> _GIVEN REQUEST_: Locate the word "this" in the material, then show every line that holds it.

> _DATASET EXTRACT_:
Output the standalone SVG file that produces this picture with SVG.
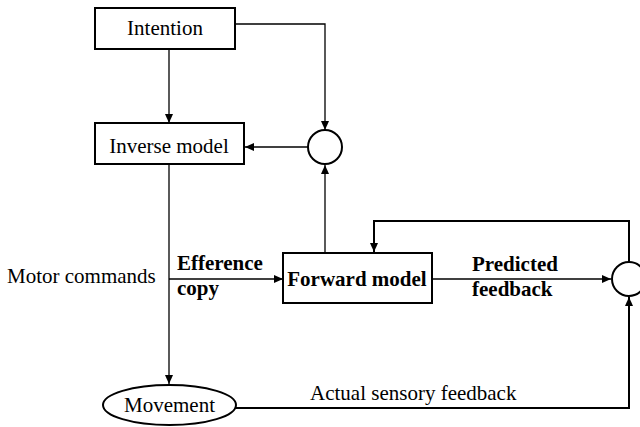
<svg xmlns="http://www.w3.org/2000/svg" width="640" height="427" viewBox="0 0 640 427">
<defs>
<marker id="ah" markerWidth="10" markerHeight="8" refX="9" refY="4" orient="auto" markerUnits="userSpaceOnUse">
<path d="M0,0 L9,4 L0,8 Z" fill="#000"/>
</marker>
<style>
.box{fill:#fff;stroke:#000;stroke-width:2}
.ln{fill:none;stroke:#000;stroke-width:1.3}
.lnb{fill:none;stroke:#000;stroke-width:2}
.t{font-family:"Liberation Serif","Times New Roman",serif;font-size:21px;fill:#000}
.b{font-weight:bold}
</style>
</defs>
<rect width="640" height="427" fill="#fff"/>
<g id="connectors">
<path class="ln" d="M169,49 V123" marker-end="url(#ah)"/>
<path class="ln" d="M235,24 H325 V130" marker-end="url(#ah)"/>
<path class="ln" d="M308,147 H245" marker-end="url(#ah)"/>
<path class="ln" d="M325,253 V165" marker-end="url(#ah)"/>
<path class="ln" d="M169,164 V384" marker-end="url(#ah)"/>
<path class="ln" d="M169,279 H283" marker-end="url(#ah)"/>
<path class="ln" d="M432,279 H611" marker-end="url(#ah)"/>
<path class="lnb" d="M629,262 V221 H374 V252" marker-end="url(#ah)"/>
<path class="lnb" d="M236,408 H629 V297" marker-end="url(#ah)"/>
</g>
<g id="intention">
<rect class="box" x="95" y="8" width="140" height="41"/>
<text class="t" x="165" y="35" text-anchor="middle">Intention</text>
</g>
<g id="inverse">
<rect class="box" x="95" y="123" width="149" height="41"/>
<text class="t" x="169" y="153" text-anchor="middle">Inverse model</text>
</g>
<g id="sum1">
<circle class="box" cx="325" cy="147" r="17"/>
</g>
<g id="forward">
<rect class="box" x="283" y="253" width="149" height="50"/>
<text class="t b" x="357" y="286" text-anchor="middle">Forward model</text>
</g>
<g id="sum2">
<circle class="box" cx="629" cy="279" r="17"/>
</g>
<g id="movement">
<ellipse class="box" cx="169.5" cy="405" rx="66.5" ry="20"/>
<text class="t" x="169.5" y="412" text-anchor="middle">Movement</text>
</g>
<g id="labels">
<text class="t" x="7" y="283">Motor commands</text>
<text class="t b" x="177" y="270">Efference</text>
<text class="t b" x="177" y="295">copy</text>
<text class="t b" x="472" y="271">Predicted</text>
<text class="t b" x="472" y="296">feedback</text>
<text class="t" x="310" y="400">Actual sensory feedback</text>
</g>
</svg>
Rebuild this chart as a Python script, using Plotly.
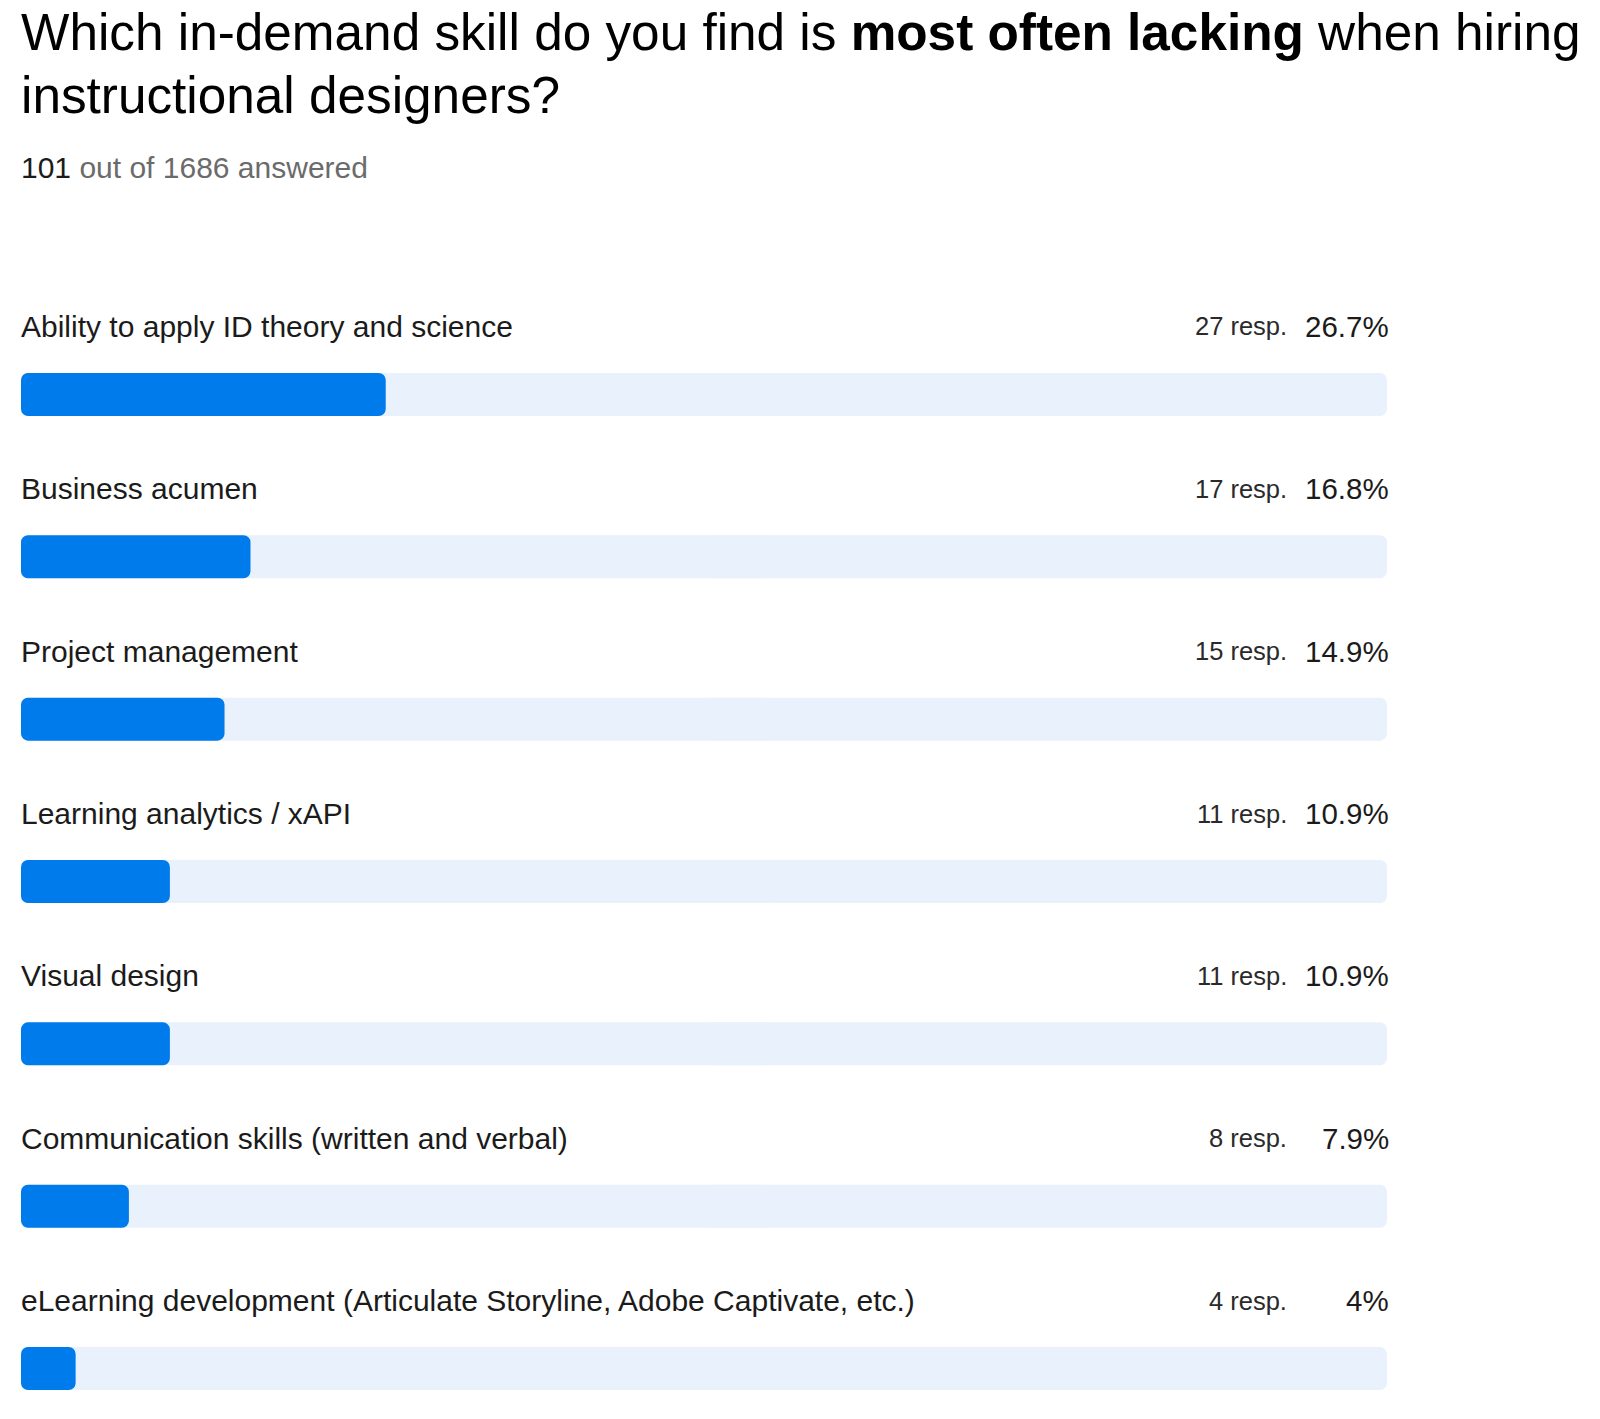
import plotly.graph_objects as go

# survey data
skills = [
    "Ability to apply ID theory and science",
    "Business acumen",
    "Project management",
    "Learning analytics / xAPI",
    "Visual design",
    "Communication skills (written and verbal)",
    "eLearning development (Articulate Storyline, Adobe Captivate, etc.)",
]
responses = [27, 17, 15, 11, 11, 8, 4]
percents = [26.7, 16.8, 14.9, 10.9, 10.9, 7.9, 4.0]
pct_labels = ["26.7%", "16.8%", "14.9%", "10.9%", "10.9%", "7.9%", "4%"]
answered = 101
total = 1686

# the page has an 8px body margin, so the figure is a bit smaller than the window
W, H = 1592, 1411
TOP = 192
BLUE = "#007bec"
TRACK = "#e9f1fc"
TEXT = "#1b1b1b"
FONT = "Liberation Sans, Arial, Helvetica, sans-serif"
BAR_W = 0.265
RADIUS = 7

rows = list(range(len(skills)))
full = [100] * len(skills)

fig = go.Figure()

# track, right half on the normal axis (rounded at the right end)
fig.add_trace(go.Bar(y=rows, x=[f - 50 for f in full], base=[50] * len(rows), orientation="h",
                     marker=dict(color=TRACK, line=dict(width=0), cornerradius=RADIUS),
                     width=BAR_W, hoverinfo="skip", showlegend=False))
# track, left half on a reversed copy of the axis (rounded at the left end)
fig.add_trace(go.Bar(y=rows, x=[f - 45 for f in full], base=[45] * len(rows), orientation="h",
                     xaxis="x2",
                     marker=dict(color=TRACK, line=dict(width=0), cornerradius=RADIUS),
                     width=BAR_W, hoverinfo="skip", showlegend=False))
# filled part on the reversed axis: runs from 100-p to 100, i.e. 0..p on screen
fig.add_trace(go.Bar(y=rows, x=percents, base=[100 - p for p in percents], orientation="h",
                     xaxis="x2",
                     marker=dict(color=BLUE, line=dict(width=0), cornerradius=RADIUS),
                     width=BAR_W, hovertext=skills, hoverinfo="text", showlegend=False))

annotations = []
for i, (s, r, pl) in enumerate(zip(skills, responses, pct_labels)):
    annotations.append(dict(x=0, y=i, xref="x", yref="y", text=s, showarrow=False,
                            xanchor="left", yanchor="middle", yshift=68, xshift=-2,
                            font=dict(size=30, color=TEXT, family=FONT)))
    annotations.append(dict(x=100, y=i, xref="x", yref="y", text=f"{r} resp.", showarrow=False,
                            xanchor="right", yanchor="middle", yshift=68, xshift=-98,
                            font=dict(size=25.5, color="#2a2a2a", family=FONT)))
    annotations.append(dict(x=100, y=i, xref="x", yref="y", text=pl, showarrow=False,
                            xanchor="right", yanchor="middle", yshift=68, xshift=4,
                            font=dict(size=29.5, color=TEXT, family=FONT)))

plot_h = H - TOP


def paper_y(px):
    return (H - px) / plot_h


annotations.append(dict(x=0, y=paper_y(24), xref="paper", yref="paper", xshift=-2,
                        text="Which in-demand skill do you find is <b>most often lacking</b> when hiring",
                        showarrow=False, xanchor="left", yanchor="middle",
                        font=dict(size=51.3, color="#000000", family=FONT)))
annotations.append(dict(x=0, y=paper_y(88), xref="paper", yref="paper", xshift=-2,
                        text="instructional designers?",
                        showarrow=False, xanchor="left", yanchor="middle",
                        font=dict(size=51.3, color="#000000", family=FONT)))
annotations.append(dict(x=0, y=paper_y(160), xref="paper", yref="paper", xshift=-2,
                        text=f"{answered} <span style='color:#6b6b6b'>out of {total} answered</span>",
                        showarrow=False, xanchor="left", yanchor="middle",
                        font=dict(size=30, color=TEXT, family=FONT)))

fig.update_layout(
    width=W, height=H,
    margin=dict(l=13, r=213, t=TOP, b=0),
    barmode="overlay",
    plot_bgcolor="white", paper_bgcolor="white",
    xaxis=dict(range=[0, 100], visible=False, fixedrange=True),
    xaxis2=dict(range=[100, 0], visible=False, fixedrange=True, overlaying="x"),
    yaxis=dict(range=[6.311, -1.198], visible=False, fixedrange=True),
    annotations=annotations,
    font=dict(family=FONT),
)

fig.write_html("out.html")
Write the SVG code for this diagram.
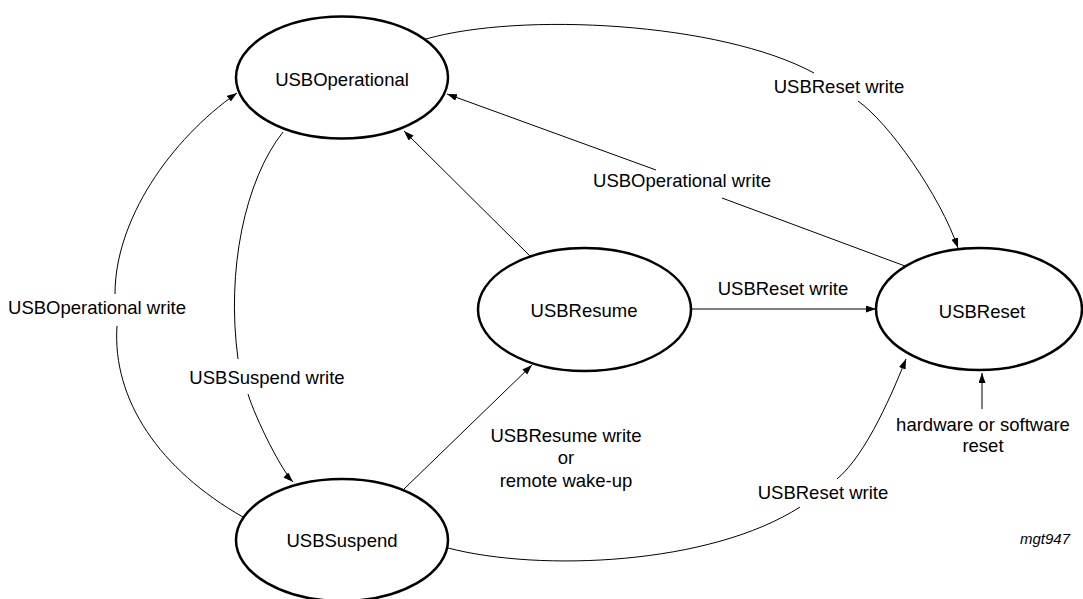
<svg xmlns="http://www.w3.org/2000/svg" width="1083" height="599" viewBox="0 0 1083 599">
<defs>
<marker id="arr" markerUnits="userSpaceOnUse" markerWidth="11" markerHeight="8" refX="10" refY="3.5" orient="auto">
<path d="M0,0 L10,3.5 L0,7 z" fill="#000"/>
</marker>
<style>
.node{fill:#fff;stroke:#000;stroke-width:2.5}
.edge{fill:none;stroke:#000;stroke-width:1;marker-end:url(#arr)}
.line{fill:none;stroke:#000;stroke-width:1}
text{font-family:"Liberation Sans",Arial,sans-serif;font-size:18.5px;fill:#000;text-anchor:middle}
.tag{font-size:15px;font-style:italic;text-anchor:end}
</style>
</defs>
<rect width="1083" height="599" fill="#fff"/>
<g id="connectors">
<!-- Operational -> Reset (top arc) -->
<path class="line" d="M426,39 C520,12 720,22 814,73"/>
<path class="edge" d="M858,101 C888,122 940,195 958,248"/>
<!-- Reset -> Operational -->
<path class="line" d="M905,266 L722,198"/>
<path class="edge" d="M656,170 L447,94"/>
<!-- Resume -> Operational -->
<path class="edge" d="M530,256 L404,131"/>
<!-- Resume -> Reset -->
<path class="edge" d="M691,309 L876,309"/>
<!-- Suspend -> Resume -->
<path class="edge" d="M404,489 L532,365"/>
<!-- Suspend -> Reset (bottom arc) -->
<path class="line" d="M448,548 C540,572 710,565 800,507"/>
<path class="edge" d="M837,479 C867,454 894,389 906,359"/>
<!-- Operational -> Suspend -->
<path class="line" d="M283,132 C245,180 226,270 238,359"/>
<path class="edge" d="M248,394 C256,420 282,471 293,482"/>
<!-- Suspend -> Operational (left arc) -->
<path class="line" d="M243,517 C160,470 112,400 117,326"/>
<path class="edge" d="M115,294 C115,220 170,140 237,93"/>
<!-- hardware/software reset -->
<path class="edge" d="M982,409 L982,373"/>
</g>
<g id="labels">
<text x="839" y="93">USBReset write</text>
<text x="682" y="187">USBOperational write</text>
<text x="783" y="295">USBReset write</text>
<text x="97" y="314">USBOperational write</text>
<text x="267" y="384">USBSuspend write</text>
<text x="566" y="442">USBResume write</text>
<text x="566" y="464">or</text>
<text x="566" y="487">remote wake-up</text>
<text x="823" y="499">USBReset write</text>
<text x="983" y="431">hardware or software</text>
<text x="983" y="452">reset</text>
<text class="tag" x="1070" y="544">mgt947</text>
</g>
<g id="USBOperational">
<ellipse class="node" cx="342" cy="77.5" rx="106" ry="61"/>
<text x="342" y="86">USBOperational</text>
</g>
<g id="USBResume">
<ellipse class="node" cx="584.5" cy="309.5" rx="106.5" ry="61.5"/>
<text x="584" y="317">USBResume</text>
</g>
<g id="USBReset">
<ellipse class="node" cx="979" cy="309" rx="103" ry="61"/>
<text x="982" y="318">USBReset</text>
</g>
<g id="USBSuspend">
<ellipse class="node" cx="342" cy="540" rx="106" ry="61"/>
<text x="342" y="547">USBSuspend</text>
</g>
</svg>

> _RESULT OF THE TASK_:
Output the standalone SVG file that produces this picture with SVG.
Rebuild this chart as a Python script, using Plotly.
Write the SVG code for this diagram.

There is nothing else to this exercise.